• _SOURCE DATA_
----
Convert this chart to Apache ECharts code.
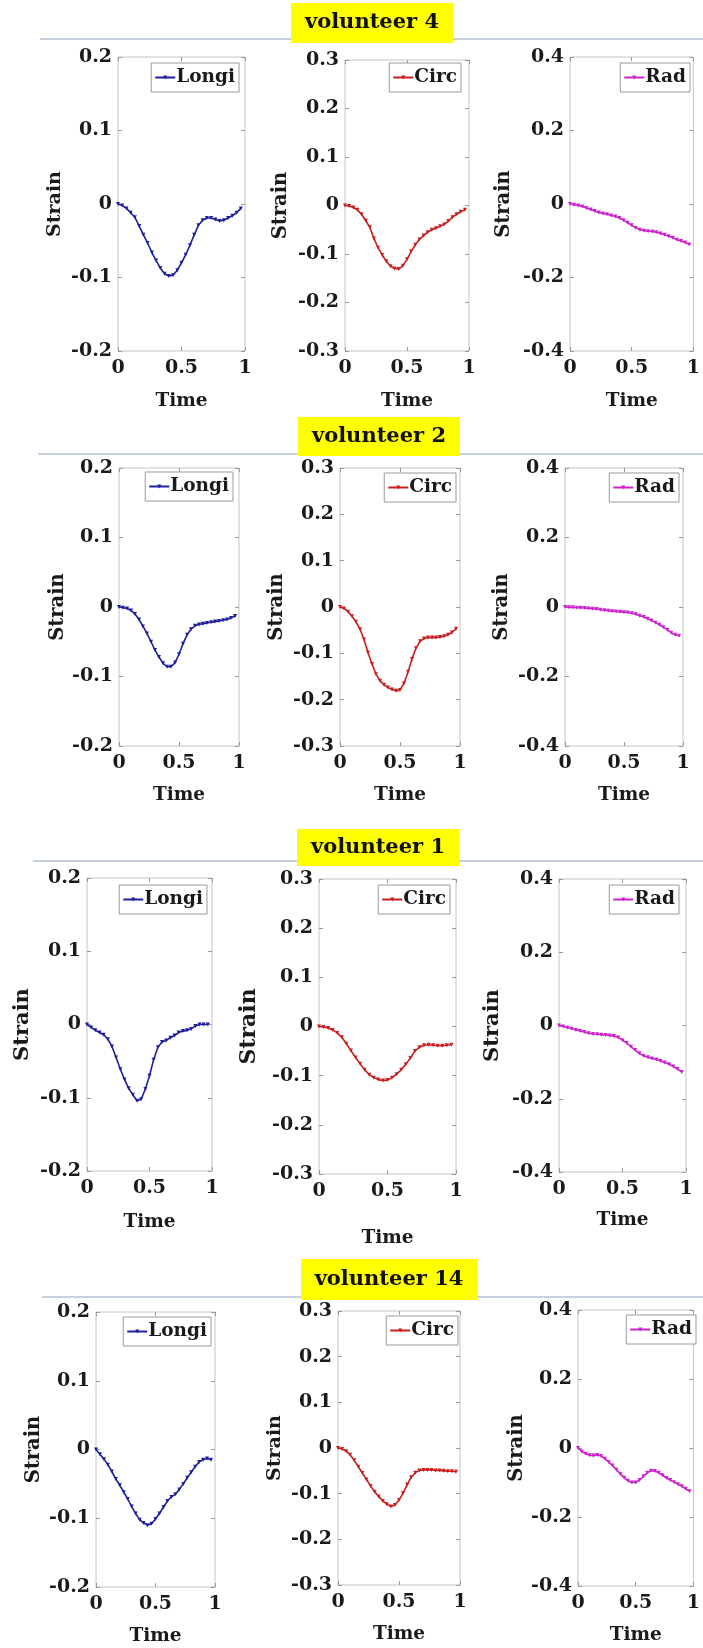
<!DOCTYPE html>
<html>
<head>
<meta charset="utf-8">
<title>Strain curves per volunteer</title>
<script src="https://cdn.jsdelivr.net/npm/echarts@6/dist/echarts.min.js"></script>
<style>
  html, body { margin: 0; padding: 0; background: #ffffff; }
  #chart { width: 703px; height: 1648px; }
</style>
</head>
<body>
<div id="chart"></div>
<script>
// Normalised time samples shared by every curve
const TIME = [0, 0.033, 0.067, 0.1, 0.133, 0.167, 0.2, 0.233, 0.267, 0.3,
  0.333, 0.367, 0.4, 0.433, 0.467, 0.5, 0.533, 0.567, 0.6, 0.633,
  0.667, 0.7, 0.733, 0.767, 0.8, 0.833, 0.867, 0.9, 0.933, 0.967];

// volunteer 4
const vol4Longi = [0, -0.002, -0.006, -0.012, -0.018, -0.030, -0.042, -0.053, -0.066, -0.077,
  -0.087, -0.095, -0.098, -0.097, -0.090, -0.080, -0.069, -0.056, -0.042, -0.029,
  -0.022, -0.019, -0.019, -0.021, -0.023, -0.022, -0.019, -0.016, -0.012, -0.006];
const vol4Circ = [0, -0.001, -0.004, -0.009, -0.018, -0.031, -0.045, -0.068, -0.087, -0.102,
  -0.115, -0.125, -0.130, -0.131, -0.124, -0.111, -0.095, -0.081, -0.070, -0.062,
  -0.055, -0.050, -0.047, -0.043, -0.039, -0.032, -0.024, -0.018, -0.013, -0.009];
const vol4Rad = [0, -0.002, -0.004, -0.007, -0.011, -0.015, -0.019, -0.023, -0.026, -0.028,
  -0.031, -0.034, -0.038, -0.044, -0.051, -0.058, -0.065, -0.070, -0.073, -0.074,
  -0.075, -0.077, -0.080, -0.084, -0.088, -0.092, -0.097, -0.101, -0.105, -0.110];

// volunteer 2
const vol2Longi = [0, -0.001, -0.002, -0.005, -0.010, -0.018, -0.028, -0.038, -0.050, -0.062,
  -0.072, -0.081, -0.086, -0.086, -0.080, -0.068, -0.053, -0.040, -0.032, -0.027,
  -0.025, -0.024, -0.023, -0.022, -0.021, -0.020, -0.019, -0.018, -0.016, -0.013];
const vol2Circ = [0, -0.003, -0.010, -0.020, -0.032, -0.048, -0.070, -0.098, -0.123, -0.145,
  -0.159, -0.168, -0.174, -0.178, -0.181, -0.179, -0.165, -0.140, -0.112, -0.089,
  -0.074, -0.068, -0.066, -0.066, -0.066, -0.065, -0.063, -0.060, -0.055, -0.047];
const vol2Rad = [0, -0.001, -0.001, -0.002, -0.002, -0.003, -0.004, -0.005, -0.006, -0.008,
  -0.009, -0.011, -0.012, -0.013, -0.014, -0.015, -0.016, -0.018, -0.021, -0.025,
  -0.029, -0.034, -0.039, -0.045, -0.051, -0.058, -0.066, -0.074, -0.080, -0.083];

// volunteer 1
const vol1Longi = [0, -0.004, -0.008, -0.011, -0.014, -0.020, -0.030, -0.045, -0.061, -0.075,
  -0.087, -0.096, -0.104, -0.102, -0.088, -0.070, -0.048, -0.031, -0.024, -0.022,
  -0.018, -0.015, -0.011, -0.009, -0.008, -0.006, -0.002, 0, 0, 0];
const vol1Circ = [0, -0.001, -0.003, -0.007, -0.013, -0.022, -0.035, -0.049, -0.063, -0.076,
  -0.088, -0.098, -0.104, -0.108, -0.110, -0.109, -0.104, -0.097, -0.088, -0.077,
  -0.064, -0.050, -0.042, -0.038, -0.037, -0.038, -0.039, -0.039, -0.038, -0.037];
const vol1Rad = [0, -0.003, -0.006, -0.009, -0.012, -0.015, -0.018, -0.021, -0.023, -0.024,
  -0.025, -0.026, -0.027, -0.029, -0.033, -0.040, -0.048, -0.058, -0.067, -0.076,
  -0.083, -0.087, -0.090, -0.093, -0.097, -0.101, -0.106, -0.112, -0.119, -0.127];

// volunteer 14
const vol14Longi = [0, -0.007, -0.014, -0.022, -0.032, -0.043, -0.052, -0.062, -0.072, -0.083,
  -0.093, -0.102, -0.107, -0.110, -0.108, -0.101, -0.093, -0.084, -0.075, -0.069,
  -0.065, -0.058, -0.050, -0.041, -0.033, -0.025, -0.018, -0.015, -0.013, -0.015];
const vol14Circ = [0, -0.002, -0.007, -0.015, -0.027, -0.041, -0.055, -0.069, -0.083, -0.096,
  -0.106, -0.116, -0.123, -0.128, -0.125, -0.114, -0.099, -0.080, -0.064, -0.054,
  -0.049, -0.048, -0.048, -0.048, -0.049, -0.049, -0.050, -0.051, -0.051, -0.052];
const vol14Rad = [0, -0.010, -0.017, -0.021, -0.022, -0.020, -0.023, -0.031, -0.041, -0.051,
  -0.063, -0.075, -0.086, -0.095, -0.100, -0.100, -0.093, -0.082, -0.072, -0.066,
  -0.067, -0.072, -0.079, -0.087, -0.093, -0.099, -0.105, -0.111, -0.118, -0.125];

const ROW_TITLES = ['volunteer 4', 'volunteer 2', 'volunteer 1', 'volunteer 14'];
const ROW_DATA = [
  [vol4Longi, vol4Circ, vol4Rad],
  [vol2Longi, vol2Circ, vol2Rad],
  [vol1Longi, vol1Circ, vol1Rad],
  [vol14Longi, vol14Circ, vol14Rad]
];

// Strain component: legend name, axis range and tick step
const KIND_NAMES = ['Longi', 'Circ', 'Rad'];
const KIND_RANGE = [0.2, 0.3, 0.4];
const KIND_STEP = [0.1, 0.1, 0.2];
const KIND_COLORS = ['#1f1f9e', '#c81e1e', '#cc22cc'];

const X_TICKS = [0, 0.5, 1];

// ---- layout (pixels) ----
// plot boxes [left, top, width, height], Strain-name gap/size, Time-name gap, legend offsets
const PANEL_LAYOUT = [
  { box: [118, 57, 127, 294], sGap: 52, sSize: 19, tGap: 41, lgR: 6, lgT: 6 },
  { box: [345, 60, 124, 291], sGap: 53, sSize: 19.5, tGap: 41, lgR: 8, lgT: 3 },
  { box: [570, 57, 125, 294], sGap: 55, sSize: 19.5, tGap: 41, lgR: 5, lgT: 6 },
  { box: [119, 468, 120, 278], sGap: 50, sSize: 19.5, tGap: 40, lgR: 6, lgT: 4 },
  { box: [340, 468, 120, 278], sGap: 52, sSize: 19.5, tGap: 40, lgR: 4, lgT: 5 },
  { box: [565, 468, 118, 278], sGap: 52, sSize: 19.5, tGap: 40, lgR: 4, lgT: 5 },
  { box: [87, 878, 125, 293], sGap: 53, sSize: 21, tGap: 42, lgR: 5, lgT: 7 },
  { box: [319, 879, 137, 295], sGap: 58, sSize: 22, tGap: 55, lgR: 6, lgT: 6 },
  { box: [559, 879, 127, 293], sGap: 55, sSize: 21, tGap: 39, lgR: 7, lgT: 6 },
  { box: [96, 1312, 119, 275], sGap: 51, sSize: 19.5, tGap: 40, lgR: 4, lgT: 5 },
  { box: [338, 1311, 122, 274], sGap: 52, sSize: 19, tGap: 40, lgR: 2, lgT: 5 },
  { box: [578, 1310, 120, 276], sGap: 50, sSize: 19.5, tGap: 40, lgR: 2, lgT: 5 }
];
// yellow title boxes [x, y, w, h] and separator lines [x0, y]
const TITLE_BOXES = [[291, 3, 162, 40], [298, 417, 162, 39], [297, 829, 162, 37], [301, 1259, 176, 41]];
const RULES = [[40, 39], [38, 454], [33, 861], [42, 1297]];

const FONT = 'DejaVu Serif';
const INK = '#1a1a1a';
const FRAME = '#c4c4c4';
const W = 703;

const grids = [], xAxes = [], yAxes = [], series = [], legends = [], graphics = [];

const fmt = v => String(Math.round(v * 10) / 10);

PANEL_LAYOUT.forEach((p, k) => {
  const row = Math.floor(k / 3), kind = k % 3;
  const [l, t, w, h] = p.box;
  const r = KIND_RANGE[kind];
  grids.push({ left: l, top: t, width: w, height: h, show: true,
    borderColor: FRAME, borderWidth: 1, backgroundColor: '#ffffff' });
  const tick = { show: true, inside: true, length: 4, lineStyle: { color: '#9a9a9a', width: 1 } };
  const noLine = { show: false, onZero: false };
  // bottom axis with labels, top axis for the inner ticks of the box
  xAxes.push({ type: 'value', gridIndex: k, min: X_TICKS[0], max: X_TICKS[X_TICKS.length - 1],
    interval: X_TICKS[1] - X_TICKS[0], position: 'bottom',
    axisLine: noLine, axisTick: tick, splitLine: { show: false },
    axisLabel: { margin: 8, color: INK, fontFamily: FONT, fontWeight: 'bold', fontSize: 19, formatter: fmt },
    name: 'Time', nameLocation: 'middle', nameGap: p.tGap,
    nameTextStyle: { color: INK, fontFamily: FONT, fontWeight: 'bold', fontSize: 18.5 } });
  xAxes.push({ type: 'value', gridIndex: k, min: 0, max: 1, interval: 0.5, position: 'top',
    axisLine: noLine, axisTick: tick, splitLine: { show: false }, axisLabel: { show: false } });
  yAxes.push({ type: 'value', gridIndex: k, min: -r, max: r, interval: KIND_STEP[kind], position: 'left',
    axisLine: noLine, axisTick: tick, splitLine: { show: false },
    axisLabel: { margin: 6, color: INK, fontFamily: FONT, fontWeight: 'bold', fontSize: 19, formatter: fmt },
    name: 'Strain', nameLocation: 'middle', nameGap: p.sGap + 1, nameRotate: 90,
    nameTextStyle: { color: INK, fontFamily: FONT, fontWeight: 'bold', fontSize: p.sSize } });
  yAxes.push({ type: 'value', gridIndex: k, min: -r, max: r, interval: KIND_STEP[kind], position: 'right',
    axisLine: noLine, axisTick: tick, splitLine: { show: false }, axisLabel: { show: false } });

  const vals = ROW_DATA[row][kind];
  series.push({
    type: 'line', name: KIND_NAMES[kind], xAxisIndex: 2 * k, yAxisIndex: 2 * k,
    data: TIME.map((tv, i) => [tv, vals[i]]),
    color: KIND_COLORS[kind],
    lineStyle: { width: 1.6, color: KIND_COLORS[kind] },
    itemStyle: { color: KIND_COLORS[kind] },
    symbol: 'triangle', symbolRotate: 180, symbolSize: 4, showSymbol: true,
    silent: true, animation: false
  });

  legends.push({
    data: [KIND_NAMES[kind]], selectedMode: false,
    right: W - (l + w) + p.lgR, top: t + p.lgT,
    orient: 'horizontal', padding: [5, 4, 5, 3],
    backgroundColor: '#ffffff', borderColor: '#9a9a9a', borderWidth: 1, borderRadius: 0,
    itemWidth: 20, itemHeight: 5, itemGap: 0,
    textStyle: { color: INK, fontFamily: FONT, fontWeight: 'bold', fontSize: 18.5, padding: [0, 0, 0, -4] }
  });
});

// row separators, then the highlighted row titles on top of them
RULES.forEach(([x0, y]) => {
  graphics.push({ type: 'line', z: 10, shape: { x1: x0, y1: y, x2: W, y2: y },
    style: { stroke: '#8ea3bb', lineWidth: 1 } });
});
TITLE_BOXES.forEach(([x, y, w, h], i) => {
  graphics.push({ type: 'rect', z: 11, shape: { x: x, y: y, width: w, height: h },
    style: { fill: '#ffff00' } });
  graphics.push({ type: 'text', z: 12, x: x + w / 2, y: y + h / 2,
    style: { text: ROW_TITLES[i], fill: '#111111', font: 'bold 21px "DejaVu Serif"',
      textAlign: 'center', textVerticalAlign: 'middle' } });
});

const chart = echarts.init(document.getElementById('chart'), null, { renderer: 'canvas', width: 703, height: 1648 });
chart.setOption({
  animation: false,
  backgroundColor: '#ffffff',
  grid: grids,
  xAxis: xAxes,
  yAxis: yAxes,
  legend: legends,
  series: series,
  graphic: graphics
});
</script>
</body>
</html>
----
• _TO DO_
Leave out the pictures and restate, word for word, the lines from the top of the data through the line containing "0.667, 0.7, 0.733, 0.767, 0.8, 0.833, 0.867, 0.9, 0.933, 0.967];", both included.

• _RESULT OF THIS EXERCISE_
Convert this chart to Apache ECharts code.
<!DOCTYPE html>
<html>
<head>
<meta charset="utf-8">
<title>Strain curves per volunteer</title>
<script src="https://cdn.jsdelivr.net/npm/echarts@6/dist/echarts.min.js"></script>
<style>
  html, body { margin: 0; padding: 0; background: #ffffff; }
  #chart { width: 703px; height: 1648px; }
</style>
</head>
<body>
<div id="chart"></div>
<script>
// Normalised time samples shared by every curve
const TIME = [0, 0.033, 0.067, 0.1, 0.133, 0.167, 0.2, 0.233, 0.267, 0.3,
  0.333, 0.367, 0.4, 0.433, 0.467, 0.5, 0.533, 0.567, 0.6, 0.633,
  0.667, 0.7, 0.733, 0.767, 0.8, 0.833, 0.867, 0.9, 0.933, 0.967];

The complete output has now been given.